Seguimos por la Avenida de Valladolid hacia la notaría y nos encontramos con unas amplias escaleras a la izquierda que llevan a la calle Real. Su anchura aparentemente puede facilitar el camino a los invidentes, pero nada más lejos de la realidad. Teresa indica que sin una barandilla en el centro o en los laterales es imposible bajar. “Tienes que dar toda la vuelta a la altura de la rotonda para llegar a la calle Real porque la rampa que hay es demasiado empinada, con el agravante de todos los árboles, señales, farolas y papeleras están colocadas en línea en la misma acera y apenas hay espacio para pasar”.
Nos dirigimos al Ayuntamiento por la calle Real caminando por la acera de la izquierda para sortear las terrazas y al llegar Mamen dice que sabe que hay bancos cerca de la fuente, pero que como no está encendida se orienta peor. Nos dirigimos a ellos y tomamos un descanso. Aquí Teresa y yo nos despedimos de ella que tiene que volver a casa a escuchar en una cinta el guión de la obra de teatro que estrena en breve. Antes que nada memoriza mi número de móvil..
Teresa me quiere llevar por la calle José Sánchez Rubio. Quiere enseñarme las dificultades que tiene para pasear por la zona. Me indica las escaleras curvas que hay hacia la calle Juan Van Halen. “La forma de las escaleras nos despista mucho. Podrían convertirlas en rampa o poner una barandilla para ayudarnos. Son una locura para todo el mundo, no sólo para los que no vemos bien”. Pero además, los que van en silla de ruedas tienen que ir por una acera muy estrecha “que se convierte en la mitad cuando los morros de los coches la sobrepasan, y de la acera al suelo hay al menos un desnivel de 30 centímetros”, comenta indignada. A estos obstáculos se suman los huecos que forman los alcorques. “Uno puede tropezarse y caer en ellos. Con lo fácil que es rellenarlos de tierra”.
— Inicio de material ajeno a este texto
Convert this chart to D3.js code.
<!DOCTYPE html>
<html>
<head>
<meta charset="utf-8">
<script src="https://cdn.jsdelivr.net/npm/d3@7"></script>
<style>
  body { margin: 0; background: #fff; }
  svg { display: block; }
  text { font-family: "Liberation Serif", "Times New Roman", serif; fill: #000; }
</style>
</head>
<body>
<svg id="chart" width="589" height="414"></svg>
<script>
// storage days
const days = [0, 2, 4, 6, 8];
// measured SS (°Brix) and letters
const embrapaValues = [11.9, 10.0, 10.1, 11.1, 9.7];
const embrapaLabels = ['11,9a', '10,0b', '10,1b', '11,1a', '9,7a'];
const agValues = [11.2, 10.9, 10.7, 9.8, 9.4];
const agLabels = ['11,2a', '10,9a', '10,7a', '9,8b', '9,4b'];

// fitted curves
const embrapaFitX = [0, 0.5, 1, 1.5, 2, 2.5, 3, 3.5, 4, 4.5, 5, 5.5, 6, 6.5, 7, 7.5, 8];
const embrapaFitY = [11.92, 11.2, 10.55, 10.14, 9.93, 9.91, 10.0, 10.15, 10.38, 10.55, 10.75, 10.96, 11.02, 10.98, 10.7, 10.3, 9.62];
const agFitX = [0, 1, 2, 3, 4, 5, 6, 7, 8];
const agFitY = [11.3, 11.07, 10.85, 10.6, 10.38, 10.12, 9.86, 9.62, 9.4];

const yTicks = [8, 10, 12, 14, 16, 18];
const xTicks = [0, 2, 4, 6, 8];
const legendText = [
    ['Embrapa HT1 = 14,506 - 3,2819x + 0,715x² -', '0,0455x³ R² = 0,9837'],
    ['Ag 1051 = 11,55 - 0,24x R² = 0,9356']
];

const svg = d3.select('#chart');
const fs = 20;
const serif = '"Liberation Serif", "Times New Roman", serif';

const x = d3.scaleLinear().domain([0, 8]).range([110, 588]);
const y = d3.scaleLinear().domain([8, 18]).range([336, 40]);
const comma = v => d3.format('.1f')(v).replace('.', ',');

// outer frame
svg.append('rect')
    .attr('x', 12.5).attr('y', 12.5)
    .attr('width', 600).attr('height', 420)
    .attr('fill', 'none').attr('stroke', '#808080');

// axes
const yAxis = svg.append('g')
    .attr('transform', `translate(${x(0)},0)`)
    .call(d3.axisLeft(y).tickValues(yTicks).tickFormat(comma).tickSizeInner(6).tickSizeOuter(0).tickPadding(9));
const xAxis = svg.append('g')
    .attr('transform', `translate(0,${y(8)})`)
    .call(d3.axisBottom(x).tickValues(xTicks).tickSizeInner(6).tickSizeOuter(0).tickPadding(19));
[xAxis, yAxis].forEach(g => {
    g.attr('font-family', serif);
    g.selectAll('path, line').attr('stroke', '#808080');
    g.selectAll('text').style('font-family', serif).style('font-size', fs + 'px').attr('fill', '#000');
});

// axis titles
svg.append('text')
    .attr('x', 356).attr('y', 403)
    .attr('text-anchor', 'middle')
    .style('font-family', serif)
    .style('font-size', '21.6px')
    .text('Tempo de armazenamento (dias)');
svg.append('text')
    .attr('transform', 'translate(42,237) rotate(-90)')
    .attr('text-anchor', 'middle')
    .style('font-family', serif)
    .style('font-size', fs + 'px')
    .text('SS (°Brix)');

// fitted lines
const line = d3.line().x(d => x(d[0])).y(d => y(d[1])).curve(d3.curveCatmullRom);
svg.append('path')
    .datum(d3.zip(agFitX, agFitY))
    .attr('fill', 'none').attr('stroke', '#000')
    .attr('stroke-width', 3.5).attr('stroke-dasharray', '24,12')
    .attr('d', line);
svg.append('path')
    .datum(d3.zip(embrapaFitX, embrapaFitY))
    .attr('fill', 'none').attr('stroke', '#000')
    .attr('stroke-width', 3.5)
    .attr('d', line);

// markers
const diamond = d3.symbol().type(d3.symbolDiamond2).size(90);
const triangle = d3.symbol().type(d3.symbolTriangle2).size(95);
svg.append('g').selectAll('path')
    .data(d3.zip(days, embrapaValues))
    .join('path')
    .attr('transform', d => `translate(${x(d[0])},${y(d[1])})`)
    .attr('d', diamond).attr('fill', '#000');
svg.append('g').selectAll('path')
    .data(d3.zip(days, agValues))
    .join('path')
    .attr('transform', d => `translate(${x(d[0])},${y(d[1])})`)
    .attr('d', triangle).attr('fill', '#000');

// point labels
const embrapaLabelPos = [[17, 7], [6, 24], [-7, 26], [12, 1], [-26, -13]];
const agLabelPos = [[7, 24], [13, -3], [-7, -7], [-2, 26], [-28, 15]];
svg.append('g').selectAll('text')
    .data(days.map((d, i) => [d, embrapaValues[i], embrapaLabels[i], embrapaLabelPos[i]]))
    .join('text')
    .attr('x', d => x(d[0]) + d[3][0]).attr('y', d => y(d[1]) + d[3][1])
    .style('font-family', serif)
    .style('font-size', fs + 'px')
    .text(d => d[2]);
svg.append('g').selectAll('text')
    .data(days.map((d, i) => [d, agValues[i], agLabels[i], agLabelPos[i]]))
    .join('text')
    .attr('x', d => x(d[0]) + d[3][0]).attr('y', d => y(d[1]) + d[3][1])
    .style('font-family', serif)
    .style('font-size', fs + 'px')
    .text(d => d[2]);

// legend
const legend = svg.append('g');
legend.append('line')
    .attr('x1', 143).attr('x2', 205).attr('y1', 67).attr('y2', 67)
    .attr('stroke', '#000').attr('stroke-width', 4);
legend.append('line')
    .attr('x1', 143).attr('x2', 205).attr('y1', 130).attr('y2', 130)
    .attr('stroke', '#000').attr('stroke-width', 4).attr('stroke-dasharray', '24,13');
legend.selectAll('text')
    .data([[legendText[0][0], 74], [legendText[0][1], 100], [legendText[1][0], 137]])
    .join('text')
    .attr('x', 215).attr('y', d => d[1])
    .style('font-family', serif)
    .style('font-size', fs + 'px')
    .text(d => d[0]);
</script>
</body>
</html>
Hemos llegado a Juan Van Halen, la calle de las terrazas, y no sin dificultades, pero Teresa quería denunciar un lugar en concreto al final del trayecto, justo en la esquina con la calle Hermanos Velasco. Se trata del acceso a un paso de cebra del que no se puede hacer un correcto uso porque antes de cruzar tienes que bordear un poste de luz, una señal y una farola. Una silla de ruedas, directamente no cabe.
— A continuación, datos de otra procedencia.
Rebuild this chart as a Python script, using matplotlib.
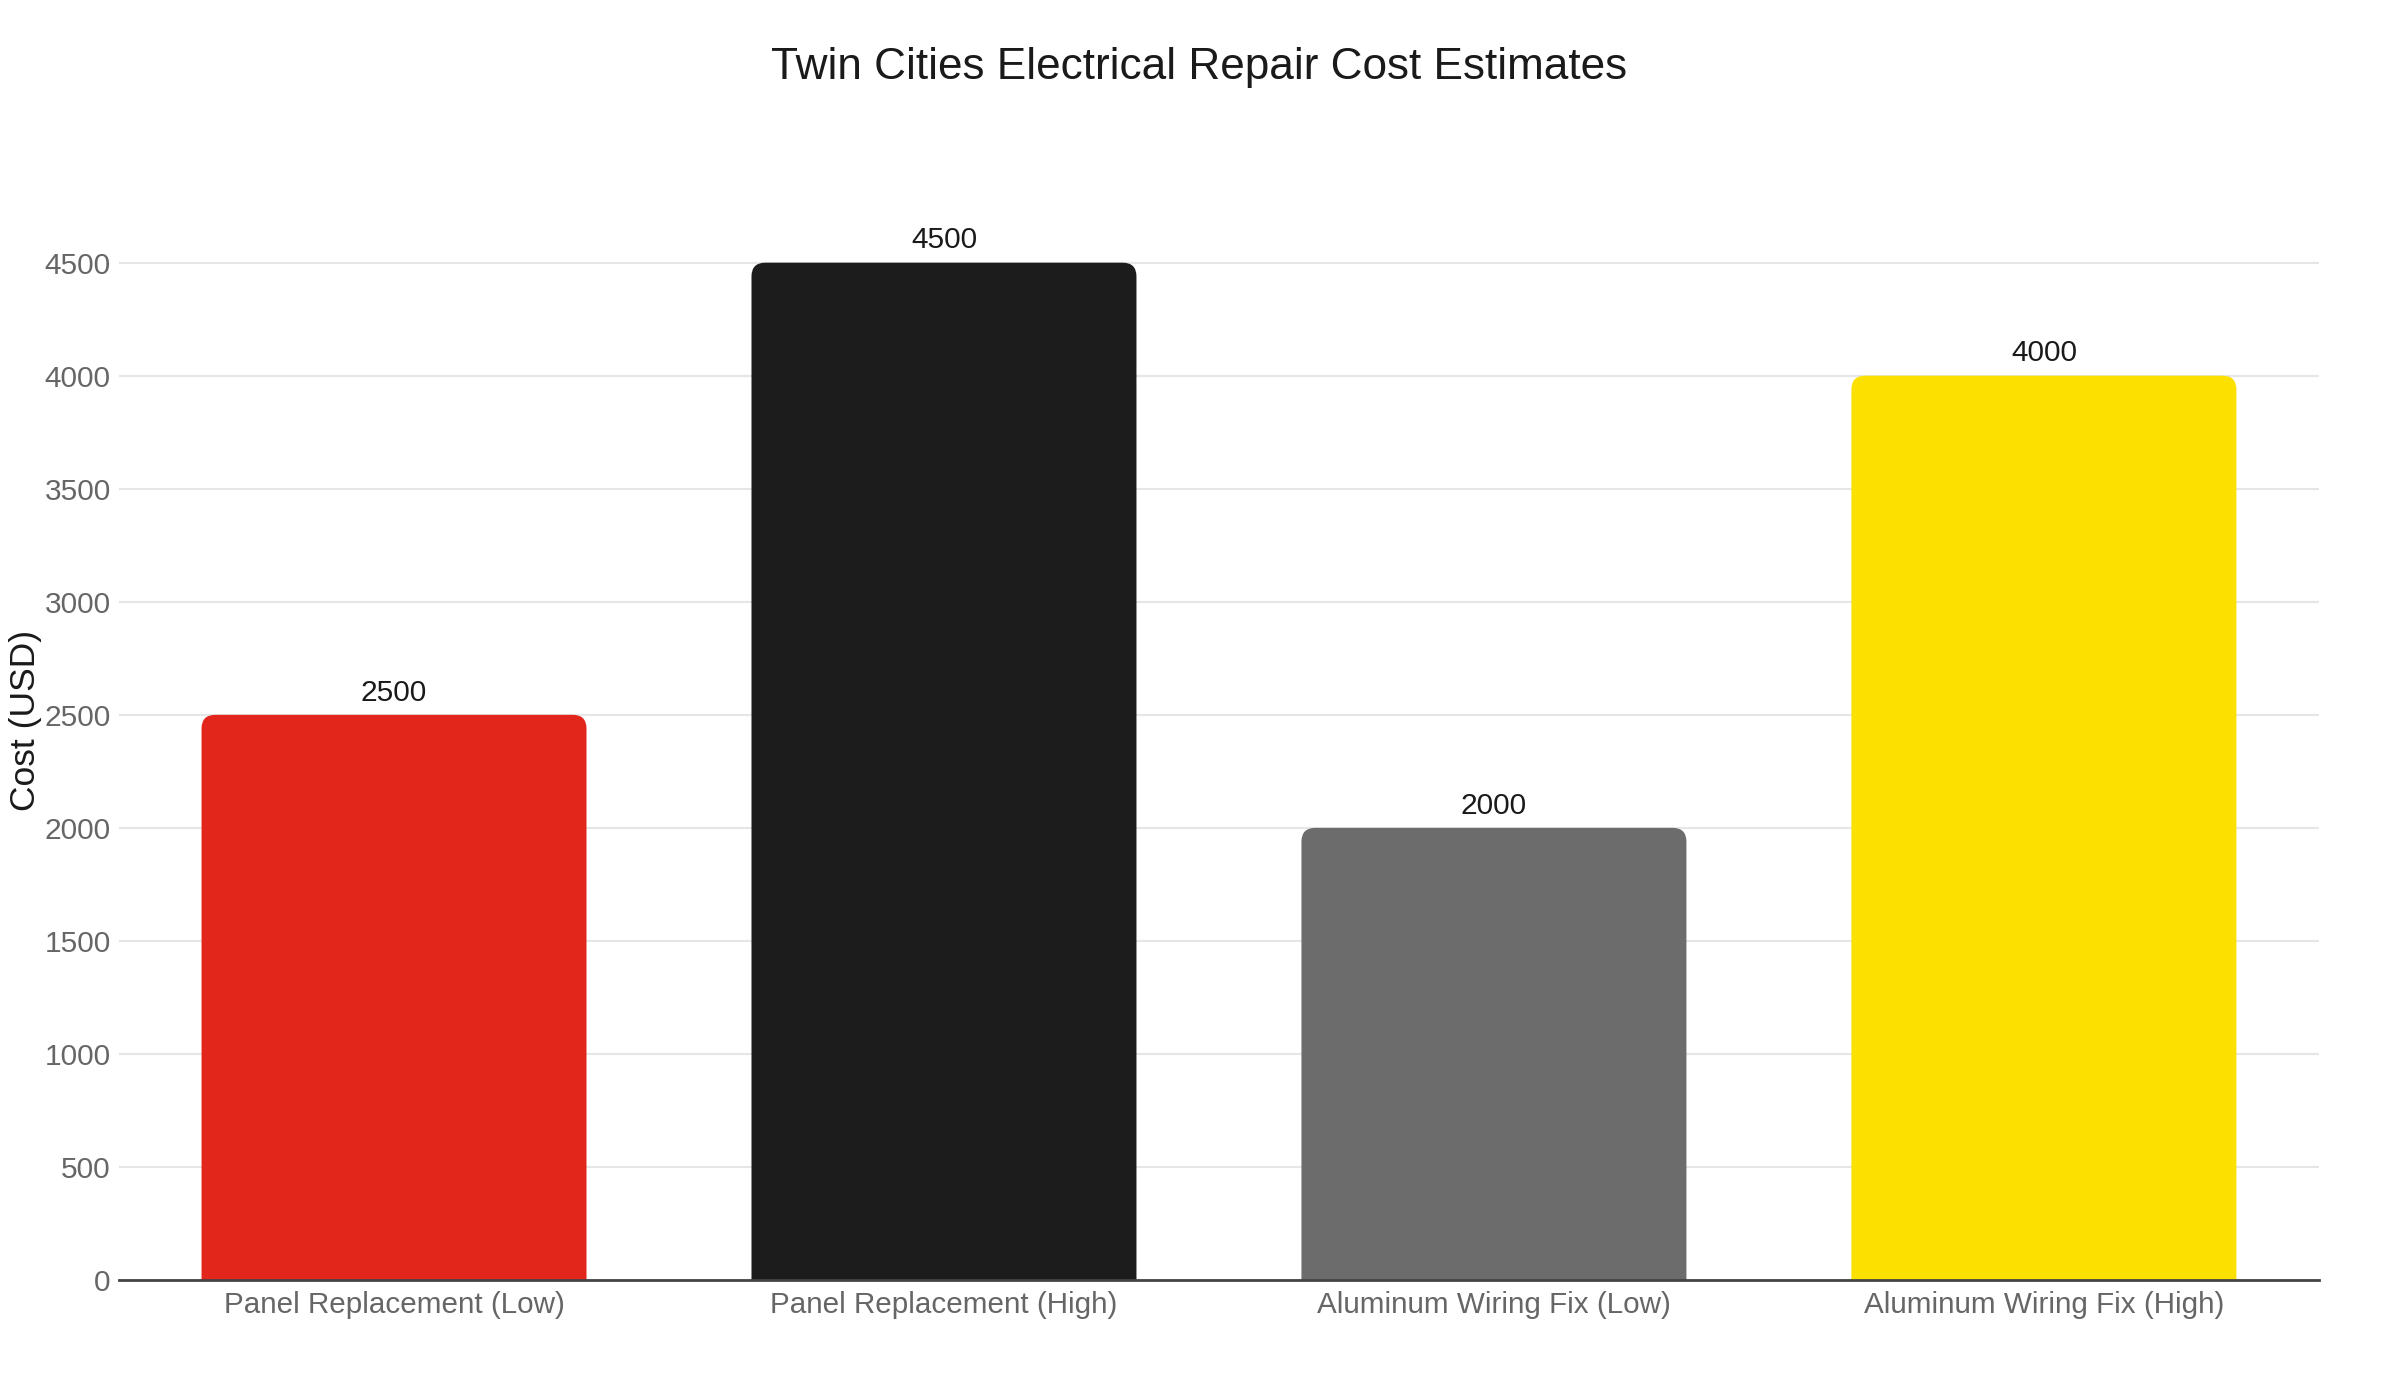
import matplotlib.pyplot as plt
from matplotlib.patches import FancyBboxPatch

# Datos
categorias = ['Panel Replacement (Low)', 'Panel Replacement (High)',
              'Aluminum Wiring Fix (Low)', 'Aluminum Wiring Fix (High)']
costos = [2500, 4500, 2000, 4000]
colores = ['#E2261C', '#1C1C1C', '#6C6C6C', '#FBE000']
marcas_y = [0, 500, 1000, 1500, 2000, 2500, 3000, 3500, 4000, 4500]

plt.rcParams['font.family'] = ['Liberation Sans', 'DejaVu Sans']

fig = plt.figure(figsize=(24, 14), dpi=100)
ax = fig.add_axes([0.0496, 0.0857, 0.9166, 0.763])

x = range(len(categorias))
barras = ax.bar(x, costos, width=0.7, color=colores)
ax.set_xlim(-0.5, len(categorias) - 0.5)
ax.set_ylim(0, 4725)

# Esquinas superiores redondeadas: reemplazar cada barra por una caja redondeada
fig.canvas.draw()
bb = ax.get_window_extent()
aspecto = (4725 / bb.height) / (len(categorias) / bb.width)
for b in barras:
    caja = FancyBboxPatch((b.get_x(), -300), b.get_width(), b.get_height() + 300,
                          boxstyle='round,pad=0,rounding_size=0.025',
                          mutation_aspect=aspecto, facecolor=b.get_facecolor(),
                          edgecolor='none', zorder=2)
    ax.add_patch(caja)
    b.set_visible(False)

# Etiquetas de valores
for i, v in enumerate(costos):
    ax.annotate(str(v), (i, v), xytext=(0, 6), textcoords='offset points',
                ha='center', va='bottom', fontsize=21.5, color='#1a1a1a')

ax.set_xticks(list(x))
ax.set_xticklabels(categorias, fontsize=21.3, color='#666666')
ax.set_yticks(marcas_y)
ax.set_yticklabels([str(m) for m in marcas_y], fontsize=21.5, color='#666666')
ax.tick_params(axis='both', length=0)
ax.tick_params(axis='x', pad=8)
ax.tick_params(axis='y', pad=6)

ax.grid(axis='y', color='#e6e6e6', linewidth=1.5, zorder=0)
ax.set_axisbelow(True)
for lado in ['top', 'right', 'left']:
    ax.spines[lado].set_visible(False)
ax.spines['bottom'].set_color('#444444')
ax.spines['bottom'].set_linewidth(2)
ax.spines['bottom'].set_zorder(3)

ax.set_ylabel('Cost (USD)', fontsize=25.5, color='#1a1a1a', va='center')
ax.yaxis.set_label_coords(-0.0425, 0.524)

fig.text(0.4995, 0.952, 'Twin Cities Electrical Repair Cost Estimates',
         ha='center', va='center', fontsize=31.8, color='#1a1a1a')

plt.savefig('out.png')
Teresa me cuenta que sabe que se está llevando a cabo un Plan de Movilidad y pide que no se olviden de los discapacitados. “Torrelodones no está preparado para la gente con poca visibilidad. Quiero poder pasear tranquilamente sin que sea un reto cada vez que salgo de casa”.
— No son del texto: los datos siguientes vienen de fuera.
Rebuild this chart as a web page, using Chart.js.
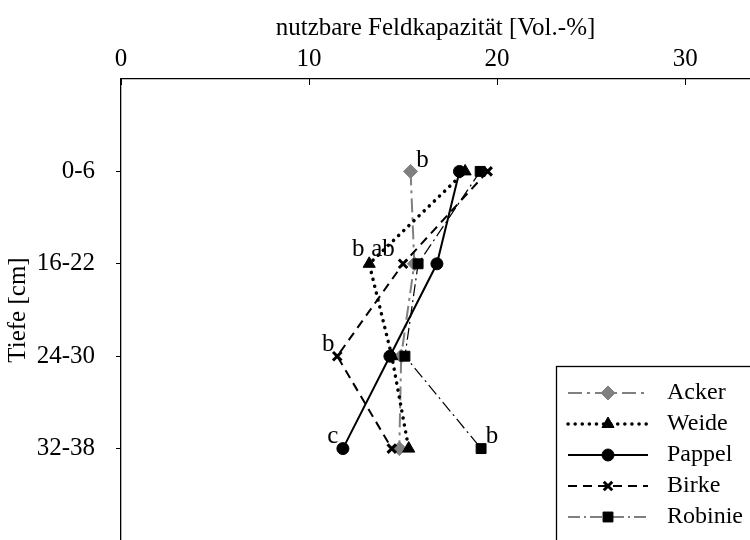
<!DOCTYPE html>
<html>
<head>
<meta charset="utf-8">
<script src="https://cdn.jsdelivr.net/npm/chart.js@4/dist/chart.umd.min.js"></script>
<style>
html,body{margin:0;padding:0;background:#fff;overflow:hidden;}
#wrap{width:750px;height:540px;overflow:hidden;}
</style>
</head>
<body>
<div id="wrap"><canvas id="c" width="750" height="541"></canvas></div>
<script>
// Tiefenstufen (y) und nutzbare Feldkapazität je Nutzung (x)
const DEPTHS = ['0-6','16-22','24-30','32-38'];
const X_TICKS = [0,10,20,30];
const ACKER   = [15.4, 15.6, 14.9, 14.8];
const WEIDE   = [18.3, 13.2, 14.4, 15.3];
const PAPPEL  = [18.0, 16.8, 14.3, 11.8];
const BIRKE   = [19.5, 15.0, 11.5, 14.4];
const ROBINIE = [19.1, 15.8, 15.1, 19.15];
// Signifikanzbuchstaben: [Reihe, Tiefe, Text]
const LETTERS = [
  ['Acker',0,'b'], ['Weide',1,'b'], ['Birke',1,'ab'],
  ['Birke',2,'b'], ['Pappel',3,'c'], ['Robinie',3,'b'],
];

const FONT = 'Liberation Serif, Times New Roman, serif';
Chart.defaults.font.family = FONT;
Chart.defaults.color = '#000';

const pts = arr => arr.map((v,i)=>({x:v,y:i+1}));

function ds(label,data,color,dash,width,style,radius,order,extra) {
  return Object.assign({
    label, data:pts(data), borderColor:color, backgroundColor:color,
    borderDash:dash, borderWidth:width, pointStyle:style, pointRadius:radius,
    pointBackgroundColor:color, pointBorderColor:color, pointBorderWidth:1,
    tension:0, fill:false, order
  }, extra||{});
}

const datasets = [
  ds('Acker',ACKER,'#808080',[14,5,3,5],2,'rectRot',7,5),
  ds('Weide',WEIDE,'#000',[0.1,7],3.5,'triangle',7,4,{borderCapStyle:'round'}),
  ds('Pappel',PAPPEL,'#000',[],2,'circle',6,3),
  ds('Birke',BIRKE,'#000',[9,6],2,'crossRot',6,2,{pointBorderWidth:3}),
  ds('Robinie',ROBINIE,'#000',[12,4,2,4],1.2,'rect',7,1),
];

// Buchstaben, Tickstriche innen an der oberen Achse, Legendenkasten
const offs = {'Acker0':[12,-11],'Weide1':[-11,-14],'Birke1':[-20,-14],'Birke2':[-9,-12],'Pappel3':[-10,-12],'Robinie3':[11,-12]};
const extras = {
  id:'extras',
  afterDraw(chart){
    const ctx=chart.ctx, xs=chart.scales.x, ys=chart.scales.y, a=chart.chartArea;
    ctx.save();
    // ticks an x-Achse nach innen
    ctx.strokeStyle='#000'; ctx.lineWidth=1;
    X_TICKS.forEach(v=>{const px=Math.round(xs.getPixelForValue(v))+0.5;
      ctx.beginPath(); ctx.moveTo(px,a.top); ctx.lineTo(px,a.top+6); ctx.stroke();});
    // Buchstaben
    ctx.font='25px '+FONT; ctx.fillStyle='#000'; ctx.textAlign='center'; ctx.textBaseline='middle';
    LETTERS.forEach(([name,i,t])=>{
      const d=datasets.find(s=>s.label===name); const o=offs[name+i];
      ctx.fillText(t, xs.getPixelForValue(d.data[i].x)+o[0], ys.getPixelForValue(d.data[i].y)+o[1]);
    });
    // Legende
    const lx=556, ly=366;
    ctx.fillStyle='#fff'; ctx.fillRect(lx,ly,200,180);
    ctx.strokeStyle='#000'; ctx.lineWidth=1.3; ctx.strokeRect(lx+0.5,ly+0.5,220,200);
    datasets.forEach((d,i)=>{
      const y=393+i*31;
      ctx.strokeStyle=d.borderColor; ctx.fillStyle=d.borderColor;
      ctx.lineWidth=d.borderWidth; ctx.setLineDash(d.borderDash); ctx.lineCap=d.borderCapStyle||'butt';
      ctx.beginPath(); ctx.moveTo(568,y); ctx.lineTo(648,y); ctx.stroke();
      ctx.setLineDash([]); ctx.lineCap='butt'; ctx.lineWidth=d.pointBorderWidth;
      Chart.helpers.drawPoint(ctx,{pointStyle:d.pointStyle,radius:d.pointRadius,rotation:0,borderWidth:d.pointBorderWidth},608,y);
      ctx.fillStyle='#000'; ctx.font='24px '+FONT; ctx.textAlign='left'; ctx.textBaseline='middle';
      ctx.fillText(d.label,667,y);
    });
    ctx.restore();
  }
};

new Chart(document.getElementById('c'),{
  type:'line',
  data:{datasets},
  plugins:[extras],
  options:{
    responsive:false, animation:false,
    layout:{padding:0,autoPadding:false},
    plugins:{legend:{display:false},tooltip:{enabled:false}},
    scales:{
      x:{type:'linear',position:'top',min:0,max:33.45,
        afterBuildTicks:s=>{s.ticks=X_TICKS.map(v=>({value:v}));},
        afterFit:s=>{s.height=79;s.paddingLeft=0;s.paddingRight=0;},
        grid:{display:false,drawTicks:false},
        border:{display:true,color:'#000',width:1.3},
        ticks:{font:{size:25},padding:5,maxRotation:0},
        title:{display:true,text:'nutzbare Feldkapazität [Vol.-%]',font:{size:25},padding:{top:13,bottom:0}}},
      y:{type:'linear',reverse:true,min:0,max:5,
        afterBuildTicks:s=>{s.ticks=DEPTHS.map((_,i)=>({value:i+1}));},
        afterFit:s=>{s.width=121;s.paddingTop=0;s.paddingBottom=0;},
        grid:{drawOnChartArea:false,drawTicks:true,tickLength:5,color:'#000'},
        border:{display:true,color:'#000',width:1.3},
        ticks:{font:{size:25},padding:21,callback:v=>DEPTHS[v-1]},
        title:{display:true,text:'Tiefe [cm]',font:{size:25},padding:{top:3,bottom:0}}}
    }
  }
});
</script>
</body>
</html>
Es evidente que si han leído este reportaje no han permanecido con los ojos cerrados…quizá si lo hubiesen hecho llevarían ropa multicolor y habrían tirado el café. Yo he de confesar que no he durado ni 10 minutos sin abrirlos y no me avergüenza decirlo. Es asombrosa la capacidad del ser humano para hacer de la deficiencia una virtud y de la necesidad, la fuerza para seguir superándonos día a día. Ahora voy a llamar a Mamen y leerle este artículo. He pasado de ser sus ojos y los de Teresa a ver, gracias a los suyos, la realidad en pequeños detalles que antes no veía. Sin duda no hay peor ciego que el que no quiere ver, pero tampoco ojos que valgan para el corazón que es ciego.